Holes by Louis Sachar.  ISBN: 9780374332655.

There's a lot that's wrong with this book, but there's also a lot that's right about it.  I don't necessarily like the denigrating of the Girl Scouts in the form of, "This ain't no Girl Scout camp."  Really?  Why does it have to be a Girl Scout camp?  Can't it be a Boy Scout Camp?  I mean, that would still be a lot funner than digging holes in a desert all day and you wouldn't be a huge jackass, but maybe that's the point.  I also have a huge issue with the principal of "making a bad boy dig holes will turn him into a good boy."

I just don't think that's true.  I think people have to realize on their own why their behavior was bad or hurtful.  I definitely think you can prod people into making that realization sooner, but most people who get punished with corporal punishment or work punishments are just going to figure they were somehow justified.  Taking things away from people doesn't equal punishment to most people, it equals, "Well they took my eye, so I'm going to take their other eye to go along with the one I already took."  I know this mostly through observation and a little through my own feelings.

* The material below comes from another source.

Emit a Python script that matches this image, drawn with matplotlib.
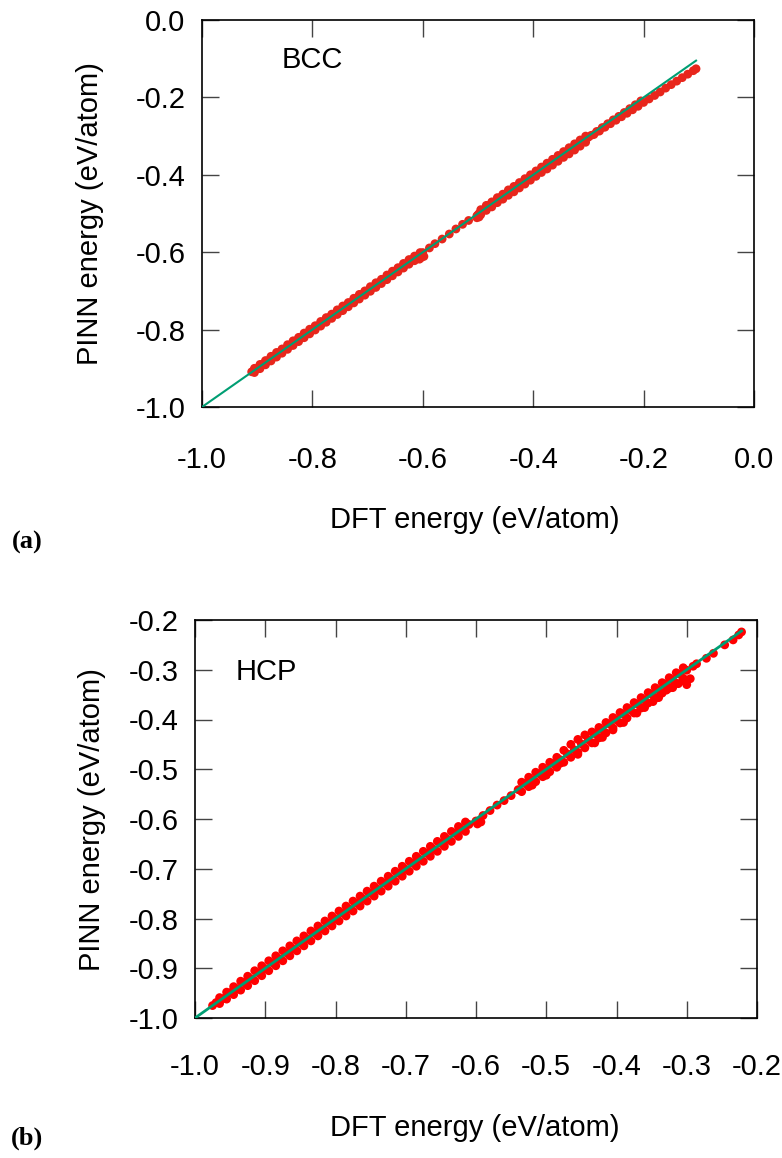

While this isn't necessarily a crime, I think the following story will sort of explain my reasoning.  My fiance had his birthday yesterday and his parents brought home a cake and we all got together to sing happy birthday.  Everyone except for his brother, who was in the living room and "too busy" playing games online ... which is pretty much what he does everyday, more or less all day.  I see something like that and I feel totally justified not inviting him to my wedding, or refusing to seat him at a grown-ups table (which means he would be sitting all by himself as few of my friends have children), or making sure he didn't like any of the food and had to leave after the ceremony to skulk off to find food elsewhere.  I have problems with that level of rudeness.  I do.  And I wish I could say that this is the first and only time that something like this has happened, but it's not.  Unfortunately, any "punishment" that I mete out will only be met with whining, which will make me suffer even more and may lead to passive aggressive behavior on his part.

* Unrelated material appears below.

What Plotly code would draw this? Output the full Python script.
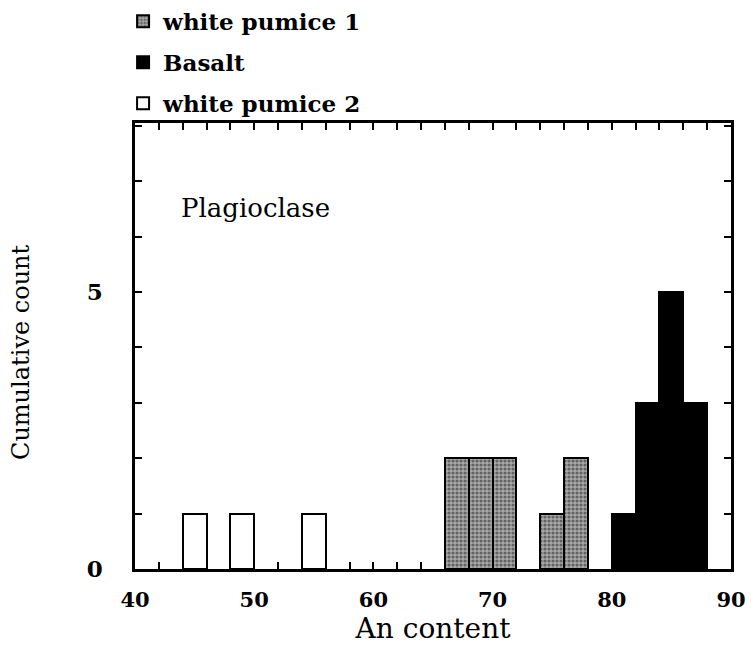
import plotly.graph_objects as go

# Data: bin centres (An content, bins of width 2) and counts
bin_width = 2
wp1_x = [67, 69, 71, 75, 77]
wp1_y = [2, 2, 2, 1, 2]
basalt_x = [81, 83, 85, 87]
basalt_y = [1, 3, 5, 3]
wp2_x = [45, 49, 55]
wp2_y = [1, 1, 1]

x_ticks = [40, 50, 60, 70, 80, 90]
y_ticks = [0, 5]

FONT = "DejaVu Serif"

fig = go.Figure()
fig.add_trace(go.Bar(x=wp1_x, y=wp1_y, width=bin_width, name="white pumice 1", legendgroup="a",
                     marker=dict(color="#8c8c8c", line=dict(color="black", width=2),
                                 pattern=dict(shape=".", fgcolor="#1e1e1e", bgcolor="#a8a8a8",
                                              size=4, solidity=0.5))))
fig.add_trace(go.Bar(x=basalt_x, y=basalt_y, width=bin_width, name="Basalt", legendgroup="b",
                     marker=dict(color="black", line=dict(color="black", width=2))))
fig.add_trace(go.Bar(x=wp2_x, y=wp2_y, width=bin_width, name="white pumice 2", legendgroup="c",
                     marker=dict(color="white", line=dict(color="black", width=2))))

fig.update_layout(
    width=751, height=652,
    margin=dict(l=135, r=20, t=123, b=83, autoexpand=False),
    paper_bgcolor="white", plot_bgcolor="white",
    barmode="overlay", bargap=0,
    font=dict(family=FONT, color="black"),
    legend=dict(x=-0.02, y=1.276, xanchor="left", yanchor="top",
                font=dict(family=FONT, size=23, weight="bold"),
                bgcolor="rgba(0,0,0,0)", itemwidth=30, tracegroupgap=8,
                traceorder="grouped"),
    showlegend=True,
)
fig.update_xaxes(range=[40, 90], tickvals=x_ticks, ticktext=[str(v) for v in x_ticks],
                 ticks="inside", ticklen=7, tickwidth=2, tickcolor="black",
                 minor=dict(dtick=2, ticks="inside", ticklen=7, tickwidth=2, tickcolor="black"),
                 showline=True, linewidth=2.5, linecolor="black", mirror="ticks",
                 showgrid=False, zeroline=False, ticklabelstandoff=10,
                 ticklabeloverflow="allow",
                 tickfont=dict(family=FONT, size=21, weight="bold"),
                 title=dict(text="An content", font=dict(family=FONT, size=28), standoff=4))
fig.update_yaxes(range=[0, 8.05], tickvals=y_ticks, ticktext=[str(v) for v in y_ticks],
                 ticks="inside", ticklen=7, tickwidth=2, tickcolor="black",
                 minor=dict(dtick=1, ticks="inside", ticklen=7, tickwidth=2, tickcolor="black"),
                 showline=True, linewidth=2.5, linecolor="black", mirror="ticks",
                 showgrid=False, zeroline=False, ticklabelstandoff=25,
                 tickfont=dict(family=FONT, size=23, weight="bold"))

fig.add_annotation(text="Plagioclase", xref="paper", yref="paper", x=0.073, y=0.81,
                   xanchor="left", yanchor="middle", showarrow=False,
                   font=dict(family=FONT, size=26))
fig.add_annotation(text="Cumulative count", xref="paper", yref="paper",
                   x=-0.191, y=0.487, xanchor="center", yanchor="middle", textangle=-90,
                   showarrow=False, font=dict(family=FONT, size=24))

fig.write_html("out.html")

Another example involves the numerous times my mother tried to punish my brother when he was a teenager.  She would take away TV privileges or internet access, so he would stay over at a friend's house and not tell my mom where he was going to be all night.  He usually came home stinking drunk too.  I have no idea how whoever's parents didn't get their kids taken away, but there it is.  My brother would have something taken away as a valid punishment, so he would go out a find a way to procure it and do something worse if possible just to try and rub my mother's face in it.

I'm not saying "digging holes" is altogether a bad idea.  I just think it might be useful to have a directed purpose.  Doing something like cleaning the highway is nice, but not if they don't know why they're cleaning the highway.  Having litterbugs clean up the highway is an excellent way to show them how much work it takes to clean up a space that's dirtied by careless behavior.  That won't really work for an arsonist. 

I don't think there's any good way to really reform or punish criminals or criminal behavior.  I just know that what we're doing now isn't working.  We have too many people in jail for selling or possession of marijuana and resources aren't being used to their best.  I approve of educating prisoners and providing them with libraries, I think that is a step in the right direction, but hard labor and the removal of privileges seems to be reaping resentment rather than reform.